With a voice as devastatingly emotive as it is inclusive, Falls Musical Festival crowds fell head over heels for the young songstress. She was well recognised for her ability to tug at the heart strings as she built perfect pieces of indie pop gold.
Truly amazing things never go out of style, such as Toto’s Africa. First heard in 1982, this masterpiece of popular prog has been a staple of pop culture since release and had crowds dancing with excitement and running to the front. Musically mind blowing and with more hits than you could poke a stick at, there’s no doubt people will ask, “Where were you when Toto played at Falls?” for years to come.
The hype game of US rapper Juice WRLD was next level and had everyone bopping.
A man who needs no introduction to Australian audiences, Vance Joy had a large singalong to loveable tunes Riptide and Saturday Sun.

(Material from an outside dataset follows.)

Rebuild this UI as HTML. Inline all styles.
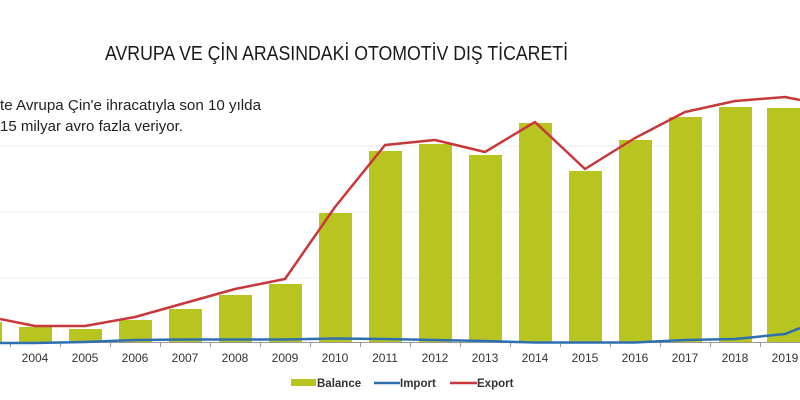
<!DOCTYPE html>
<html><head><meta charset="utf-8"><style>
html,body{margin:0;padding:0;background:#fff;width:800px;height:400px;overflow:hidden}
svg{display:block}
text{font-family:"Liberation Sans",sans-serif}
</style></head><body>
<svg width="800" height="400" viewBox="0 0 800 400">
<rect width="800" height="400" fill="#fff"/>
<text x="105" y="60" font-size="20" fill="#1a1a1a" textLength="463" lengthAdjust="spacingAndGlyphs">AVRUPA VE ÇİN ARASINDAKİ OTOMOTİV DIŞ TİCARETİ</text>
<text x="0" y="110" font-size="15" fill="#222" textLength="261" lengthAdjust="spacingAndGlyphs">te Avrupa Çin'e ihracatıyla son 10 yılda</text>
<text x="0" y="131" font-size="15" fill="#222" textLength="183" lengthAdjust="spacingAndGlyphs">15 milyar avro fazla veriyor.</text>
<g stroke="#eee" stroke-width="1">
<line x1="0" y1="146" x2="800" y2="146"/><line x1="0" y1="212" x2="800" y2="212"/><line x1="0" y1="278" x2="800" y2="278"/>
</g>
<g fill="#b8c41f">
<rect x="-17" y="322" width="19" height="20"/>
<rect x="19" y="327" width="33" height="15"/>
<rect x="69" y="329" width="33" height="13"/>
<rect x="119" y="320" width="33" height="22"/>
<rect x="169" y="309" width="33" height="33"/>
<rect x="219" y="295" width="33" height="47"/>
<rect x="269" y="284" width="33" height="58"/>
<rect x="319" y="213" width="33" height="129"/>
<rect x="369" y="151" width="33" height="191"/>
<rect x="419" y="144" width="33" height="198"/>
<rect x="469" y="155" width="33" height="187"/>
<rect x="519" y="123" width="33" height="219"/>
<rect x="569" y="171" width="33" height="171"/>
<rect x="619" y="140" width="33" height="202"/>
<rect x="669" y="117" width="33" height="225"/>
<rect x="719" y="107" width="33" height="235"/>
<rect x="767" y="108" width="33" height="234"/>
</g>
<line x1="0" y1="342.5" x2="800" y2="342.5" stroke="#999" stroke-width="1"/>
<g stroke="#999" stroke-width="1">
<line x1="10.5" y1="342" x2="10.5" y2="347"/><line x1="60.5" y1="342" x2="60.5" y2="347"/><line x1="110.5" y1="342" x2="110.5" y2="347"/><line x1="160.5" y1="342" x2="160.5" y2="347"/><line x1="210.5" y1="342" x2="210.5" y2="347"/><line x1="260.5" y1="342" x2="260.5" y2="347"/><line x1="310.5" y1="342" x2="310.5" y2="347"/><line x1="360.5" y1="342" x2="360.5" y2="347"/><line x1="410.5" y1="342" x2="410.5" y2="347"/><line x1="460.5" y1="342" x2="460.5" y2="347"/><line x1="510.5" y1="342" x2="510.5" y2="347"/><line x1="560.5" y1="342" x2="560.5" y2="347"/><line x1="610.5" y1="342" x2="610.5" y2="347"/><line x1="660.5" y1="342" x2="660.5" y2="347"/><line x1="710.5" y1="342" x2="710.5" y2="347"/><line x1="760.5" y1="342" x2="760.5" y2="347"/>
</g>
<polyline fill="none" stroke="#2f6fb0" stroke-width="2.5" points="0,343 35,343 85,342 135,340 185,339.5 235,339.5 285,339.5 335,338.5 385,339 435,340 485,341 535,342.5 585,342.5 635,342.5 685,340 735,339 785,334 800,328"/>
<polyline fill="none" stroke="#c8383a" stroke-width="2.5" stroke-linejoin="round" points="0,319 35,326 85,326 135,317 185,303 235,289 285,279 335,207 385,145 435,140 485,152 535,122 585,169 635,138 685,112 735,101 785,97 800,100"/>
<g font-size="12" fill="#333" text-anchor="middle">
<text x="35" y="362">2004</text><text x="85" y="362">2005</text><text x="135" y="362">2006</text><text x="185" y="362">2007</text><text x="235" y="362">2008</text><text x="285" y="362">2009</text><text x="335" y="362">2010</text><text x="385" y="362">2011</text><text x="435" y="362">2012</text><text x="485" y="362">2013</text><text x="535" y="362">2014</text><text x="585" y="362">2015</text><text x="635" y="362">2016</text><text x="685" y="362">2017</text><text x="735" y="362">2018</text><text x="785" y="362">2019</text>
</g>
<rect x="291" y="379" width="25" height="7" fill="#b8c41f"/>
<text x="317" y="387" font-size="11.5" font-weight="bold" fill="#333">Balance</text>
<line x1="374" y1="383" x2="400" y2="383" stroke="#2f6fb0" stroke-width="2.5"/>
<text x="400" y="387" font-size="11.5" font-weight="bold" fill="#333">Import</text>
<line x1="450" y1="383" x2="477" y2="383" stroke="#c8383a" stroke-width="2.5"/>
<text x="477" y="387" font-size="11.5" font-weight="bold" fill="#333">Export</text>
</svg>
</body></html>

Armed with a shattering new album and driven by a reaffirmed love for glassy, synthesised and wildly melodic pop, the Scottish trio had already set the gold standard for this year’s Falls Festival before it had even begun.
Combining synthesisers, luscious drum sounds and colourful beats, Cashmere Cat had the crowd dancing in no time. It’s no wonder his phone has blown up with the likes of The Weeknd, Ariana Grande, Kayne West and Selena Gomez.
Heaps Gay DJ’s & Friends
After the legalising of same-sex marriage in Australia last year, it was only fitting Heaps Gay DJ’s was invited back to the Falls stage. They performed a massive celebration of inclusiveness, fun and creativity, playing as loud and proud as humanly possible. What a great end to another eventful Falls Music Festival.